══ Given material ══

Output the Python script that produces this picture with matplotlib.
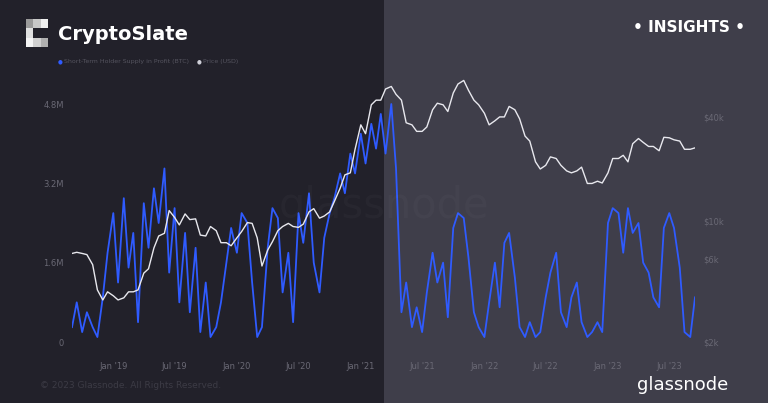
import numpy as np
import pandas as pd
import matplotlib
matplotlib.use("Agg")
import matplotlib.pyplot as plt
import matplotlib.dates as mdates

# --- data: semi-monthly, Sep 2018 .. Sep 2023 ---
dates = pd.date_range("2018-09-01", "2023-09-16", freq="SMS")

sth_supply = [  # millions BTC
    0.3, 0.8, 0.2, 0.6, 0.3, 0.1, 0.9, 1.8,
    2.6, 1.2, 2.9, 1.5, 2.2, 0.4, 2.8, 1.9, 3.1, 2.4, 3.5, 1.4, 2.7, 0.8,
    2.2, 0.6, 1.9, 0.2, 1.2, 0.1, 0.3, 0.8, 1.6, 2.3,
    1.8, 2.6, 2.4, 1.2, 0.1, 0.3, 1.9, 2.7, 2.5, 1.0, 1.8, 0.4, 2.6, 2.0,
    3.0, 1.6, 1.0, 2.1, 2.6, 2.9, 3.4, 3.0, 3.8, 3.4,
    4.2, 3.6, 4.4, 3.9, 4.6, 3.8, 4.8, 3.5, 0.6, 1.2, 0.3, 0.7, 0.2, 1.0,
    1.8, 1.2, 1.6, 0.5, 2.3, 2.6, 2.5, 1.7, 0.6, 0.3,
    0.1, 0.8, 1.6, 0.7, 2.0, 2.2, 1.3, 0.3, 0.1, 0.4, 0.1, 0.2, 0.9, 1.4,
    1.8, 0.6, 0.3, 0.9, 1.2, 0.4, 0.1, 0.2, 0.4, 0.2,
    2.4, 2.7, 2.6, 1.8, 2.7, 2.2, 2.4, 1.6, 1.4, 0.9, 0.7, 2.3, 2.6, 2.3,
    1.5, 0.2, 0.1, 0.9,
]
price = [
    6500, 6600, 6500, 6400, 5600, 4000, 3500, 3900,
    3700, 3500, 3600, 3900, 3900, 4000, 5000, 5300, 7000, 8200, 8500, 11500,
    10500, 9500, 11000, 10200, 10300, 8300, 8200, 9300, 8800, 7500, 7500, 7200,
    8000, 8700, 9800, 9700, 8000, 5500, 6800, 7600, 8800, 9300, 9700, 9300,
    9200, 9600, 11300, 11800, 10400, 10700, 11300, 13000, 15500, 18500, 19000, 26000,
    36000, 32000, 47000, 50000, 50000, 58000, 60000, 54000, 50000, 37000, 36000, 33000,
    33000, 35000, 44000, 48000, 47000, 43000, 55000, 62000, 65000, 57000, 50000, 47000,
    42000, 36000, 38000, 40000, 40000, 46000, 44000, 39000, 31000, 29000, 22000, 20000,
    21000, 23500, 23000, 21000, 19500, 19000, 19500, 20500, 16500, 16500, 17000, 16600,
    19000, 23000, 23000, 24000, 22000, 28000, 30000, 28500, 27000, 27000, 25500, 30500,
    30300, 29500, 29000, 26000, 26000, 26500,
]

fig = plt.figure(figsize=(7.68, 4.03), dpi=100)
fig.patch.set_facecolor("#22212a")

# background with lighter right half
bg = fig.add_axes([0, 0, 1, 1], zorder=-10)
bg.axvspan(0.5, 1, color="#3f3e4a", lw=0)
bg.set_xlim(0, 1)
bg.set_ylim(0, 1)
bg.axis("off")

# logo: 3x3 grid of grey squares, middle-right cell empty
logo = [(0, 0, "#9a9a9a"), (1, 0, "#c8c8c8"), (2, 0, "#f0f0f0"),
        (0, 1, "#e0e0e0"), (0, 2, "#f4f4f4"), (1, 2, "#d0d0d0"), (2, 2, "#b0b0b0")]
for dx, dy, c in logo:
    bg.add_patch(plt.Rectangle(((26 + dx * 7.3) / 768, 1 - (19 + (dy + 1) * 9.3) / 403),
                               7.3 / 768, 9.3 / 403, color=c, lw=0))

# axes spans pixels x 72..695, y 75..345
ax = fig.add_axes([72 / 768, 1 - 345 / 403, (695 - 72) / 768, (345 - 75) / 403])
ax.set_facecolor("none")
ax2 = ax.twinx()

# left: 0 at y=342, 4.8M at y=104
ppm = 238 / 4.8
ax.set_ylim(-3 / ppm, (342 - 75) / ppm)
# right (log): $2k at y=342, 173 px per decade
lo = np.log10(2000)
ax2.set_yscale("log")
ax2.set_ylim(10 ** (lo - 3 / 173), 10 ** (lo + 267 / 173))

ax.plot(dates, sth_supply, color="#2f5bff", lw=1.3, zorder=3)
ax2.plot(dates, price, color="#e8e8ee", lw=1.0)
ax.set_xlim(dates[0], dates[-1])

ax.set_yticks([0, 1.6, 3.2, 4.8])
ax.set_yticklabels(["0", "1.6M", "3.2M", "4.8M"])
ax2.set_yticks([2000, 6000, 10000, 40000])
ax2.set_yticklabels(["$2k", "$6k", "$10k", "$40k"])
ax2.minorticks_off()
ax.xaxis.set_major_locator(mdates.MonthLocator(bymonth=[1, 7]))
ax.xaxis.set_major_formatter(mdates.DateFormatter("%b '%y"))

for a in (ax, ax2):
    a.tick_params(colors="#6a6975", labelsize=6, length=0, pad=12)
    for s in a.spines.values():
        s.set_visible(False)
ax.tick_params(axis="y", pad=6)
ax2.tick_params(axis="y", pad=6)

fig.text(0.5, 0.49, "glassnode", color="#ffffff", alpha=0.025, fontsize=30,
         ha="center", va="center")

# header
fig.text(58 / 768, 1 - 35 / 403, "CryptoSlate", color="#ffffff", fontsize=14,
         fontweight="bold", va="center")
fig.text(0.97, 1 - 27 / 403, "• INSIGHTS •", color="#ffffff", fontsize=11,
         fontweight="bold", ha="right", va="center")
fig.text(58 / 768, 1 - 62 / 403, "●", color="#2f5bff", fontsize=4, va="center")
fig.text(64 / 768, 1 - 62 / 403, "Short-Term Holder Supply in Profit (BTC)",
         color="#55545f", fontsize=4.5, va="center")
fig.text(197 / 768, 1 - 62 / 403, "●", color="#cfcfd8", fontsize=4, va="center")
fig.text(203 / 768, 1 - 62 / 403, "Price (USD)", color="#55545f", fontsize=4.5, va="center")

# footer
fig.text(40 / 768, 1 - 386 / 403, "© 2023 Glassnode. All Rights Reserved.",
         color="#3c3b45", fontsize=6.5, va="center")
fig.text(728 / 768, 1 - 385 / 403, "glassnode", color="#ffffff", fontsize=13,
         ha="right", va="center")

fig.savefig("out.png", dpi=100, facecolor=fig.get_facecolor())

═══

**Given problem**
Copy out the data above exactly, except the pictures.

**Written answer**
Output the Python script that produces this picture with matplotlib.
import numpy as np
import pandas as pd
import matplotlib
matplotlib.use("Agg")
import matplotlib.pyplot as plt
import matplotlib.dates as mdates

# --- data: semi-monthly, Sep 2018 .. Sep 2023 ---
dates = pd.date_range("2018-09-01", "2023-09-16", freq="SMS")

sth_supply = [  # millions BTC
    0.3, 0.8, 0.2, 0.6, 0.3, 0.1, 0.9, 1.8,
    2.6, 1.2, 2.9, 1.5, 2.2, 0.4, 2.8, 1.9, 3.1, 2.4, 3.5, 1.4, 2.7, 0.8,
    2.2, 0.6, 1.9, 0.2, 1.2, 0.1, 0.3, 0.8, 1.6, 2.3,
    1.8, 2.6, 2.4, 1.2, 0.1, 0.3, 1.9, 2.7, 2.5, 1.0, 1.8, 0.4, 2.6, 2.0,
    3.0, 1.6, 1.0, 2.1, 2.6, 2.9, 3.4, 3.0, 3.8, 3.4,
    4.2, 3.6, 4.4, 3.9, 4.6, 3.8, 4.8, 3.5, 0.6, 1.2, 0.3, 0.7, 0.2, 1.0,
    1.8, 1.2, 1.6, 0.5, 2.3, 2.6, 2.5, 1.7, 0.6, 0.3,
    0.1, 0.8, 1.6, 0.7, 2.0, 2.2, 1.3, 0.3, 0.1, 0.4, 0.1, 0.2, 0.9, 1.4,
    1.8, 0.6, 0.3, 0.9, 1.2, 0.4, 0.1, 0.2, 0.4, 0.2,
    2.4, 2.7, 2.6, 1.8, 2.7, 2.2, 2.4, 1.6, 1.4, 0.9, 0.7, 2.3, 2.6, 2.3,
    1.5, 0.2, 0.1, 0.9,
]
price = [
    6500, 6600, 6500, 6400, 5600, 4000, 3500, 3900,
    3700, 3500, 3600, 3900, 3900, 4000, 5000, 5300, 7000, 8200, 8500, 11500,
    10500, 9500, 11000, 10200, 10300, 8300, 8200, 9300, 8800, 7500, 7500, 7200,
    8000, 8700, 9800, 9700, 8000, 5500, 6800, 7600, 8800, 9300, 9700, 9300,
    9200, 9600, 11300, 11800, 10400, 10700, 11300, 13000, 15500, 18500, 19000, 26000,
    36000, 32000, 47000, 50000, 50000, 58000, 60000, 54000, 50000, 37000, 36000, 33000,
    33000, 35000, 44000, 48000, 47000, 43000, 55000, 62000, 65000, 57000, 50000, 47000,
    42000, 36000, 38000, 40000, 40000, 46000, 44000, 39000, 31000, 29000, 22000, 20000,
    21000, 23500, 23000, 21000, 19500, 19000, 19500, 20500, 16500, 16500, 17000, 16600,
    19000, 23000, 23000, 24000, 22000, 28000, 30000, 28500, 27000, 27000, 25500, 30500,
    30300, 29500, 29000, 26000, 26000, 26500,
]

fig = plt.figure(figsize=(7.68, 4.03), dpi=100)
fig.patch.set_facecolor("#22212a")

# background with lighter right half
bg = fig.add_axes([0, 0, 1, 1], zorder=-10)
bg.axvspan(0.5, 1, color="#3f3e4a", lw=0)
bg.set_xlim(0, 1)
bg.set_ylim(0, 1)
bg.axis("off")

# logo: 3x3 grid of grey squares, middle-right cell empty
logo = [(0, 0, "#9a9a9a"), (1, 0, "#c8c8c8"), (2, 0, "#f0f0f0"),
        (0, 1, "#e0e0e0"), (0, 2, "#f4f4f4"), (1, 2, "#d0d0d0"), (2, 2, "#b0b0b0")]
for dx, dy, c in logo:
    bg.add_patch(plt.Rectangle(((26 + dx * 7.3) / 768, 1 - (19 + (dy + 1) * 9.3) / 403),
                               7.3 / 768, 9.3 / 403, color=c, lw=0))

# axes spans pixels x 72..695, y 75..345
ax = fig.add_axes([72 / 768, 1 - 345 / 403, (695 - 72) / 768, (345 - 75) / 403])
ax.set_facecolor("none")
ax2 = ax.twinx()

# left: 0 at y=342, 4.8M at y=104
ppm = 238 / 4.8
ax.set_ylim(-3 / ppm, (342 - 75) / ppm)
# right (log): $2k at y=342, 173 px per decade
lo = np.log10(2000)
ax2.set_yscale("log")
ax2.set_ylim(10 ** (lo - 3 / 173), 10 ** (lo + 267 / 173))

ax.plot(dates, sth_supply, color="#2f5bff", lw=1.3, zorder=3)
ax2.plot(dates, price, color="#e8e8ee", lw=1.0)
ax.set_xlim(dates[0], dates[-1])

ax.set_yticks([0, 1.6, 3.2, 4.8])
ax.set_yticklabels(["0", "1.6M", "3.2M", "4.8M"])
ax2.set_yticks([2000, 6000, 10000, 40000])
ax2.set_yticklabels(["$2k", "$6k", "$10k", "$40k"])
ax2.minorticks_off()
ax.xaxis.set_major_locator(mdates.MonthLocator(bymonth=[1, 7]))
ax.xaxis.set_major_formatter(mdates.DateFormatter("%b '%y"))

for a in (ax, ax2):
    a.tick_params(colors="#6a6975", labelsize=6, length=0, pad=12)
    for s in a.spines.values():
        s.set_visible(False)
ax.tick_params(axis="y", pad=6)
ax2.tick_params(axis="y", pad=6)

fig.text(0.5, 0.49, "glassnode", color="#ffffff", alpha=0.025, fontsize=30,
         ha="center", va="center")

# header
fig.text(58 / 768, 1 - 35 / 403, "CryptoSlate", color="#ffffff", fontsize=14,
         fontweight="bold", va="center")
fig.text(0.97, 1 - 27 / 403, "• INSIGHTS •", color="#ffffff", fontsize=11,
         fontweight="bold", ha="right", va="center")
fig.text(58 / 768, 1 - 62 / 403, "●", color="#2f5bff", fontsize=4, va="center")
fig.text(64 / 768, 1 - 62 / 403, "Short-Term Holder Supply in Profit (BTC)",
         color="#55545f", fontsize=4.5, va="center")
fig.text(197 / 768, 1 - 62 / 403, "●", color="#cfcfd8", fontsize=4, va="center")
fig.text(203 / 768, 1 - 62 / 403, "Price (USD)", color="#55545f", fontsize=4.5, va="center")

# footer
fig.text(40 / 768, 1 - 386 / 403, "© 2023 Glassnode. All Rights Reserved.",
         color="#3c3b45", fontsize=6.5, va="center")
fig.text(728 / 768, 1 - 385 / 403, "glassnode", color="#ffffff", fontsize=13,
         ha="right", va="center")

fig.savefig("out.png", dpi=100, facecolor=fig.get_facecolor())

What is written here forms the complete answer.